Compartilho a entrevista abaixo com o autor do livro "Sociedade dos filhos órfãos". As afirmações são pertinentes diante da situação em que nossa sociedade se encontra.
Ressalto um dos trechos da entrevista, em que o autor fala sobre a adolescência imatura.
Muitos são os casos de pais que negligenciam a educação e o tempo com seus filhos, esquecendo que a infância e adolescência são fases rápidas na vida de qualquer pessoa.
Ou seja, ser pais presentes e conscientes de suas responsabilidades não é uma tarefa fácil, porém é o caminho mais eficaz de educar as crianças em época própria - quando elas ainda estão em fase de formação da personalidade e razão.
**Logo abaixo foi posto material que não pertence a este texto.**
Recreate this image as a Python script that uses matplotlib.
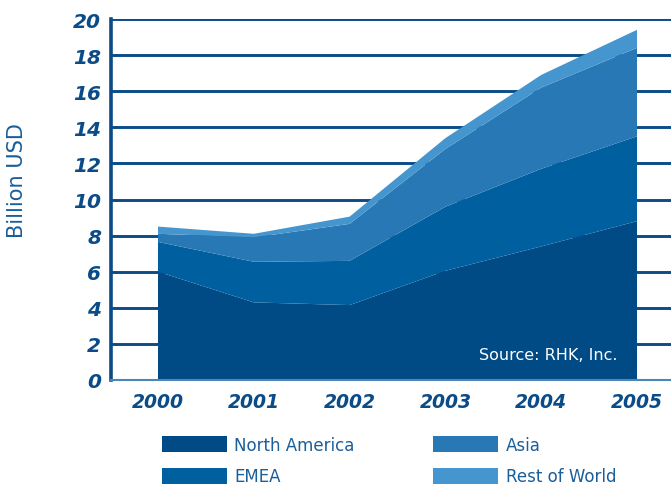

O trabalho é grande por pouco tempo, e esta é a lógica. Ao contrário da mentalidade permissiva, onde os pais entendem que amar é dar tudo que o filho quer e não percebem que esta prática resultará, na grande parte dos casos, em um adolescente perpétuo, mesmo sendo ele um adulto. E consequentemente o trabalho será para o resto da vida!
“Para dedicar tempo aos filhos, é preciso deixar outras coisas de lado”
O
escritor Sergio Sinay, 66 anos, é um especialista em vínculos humanos.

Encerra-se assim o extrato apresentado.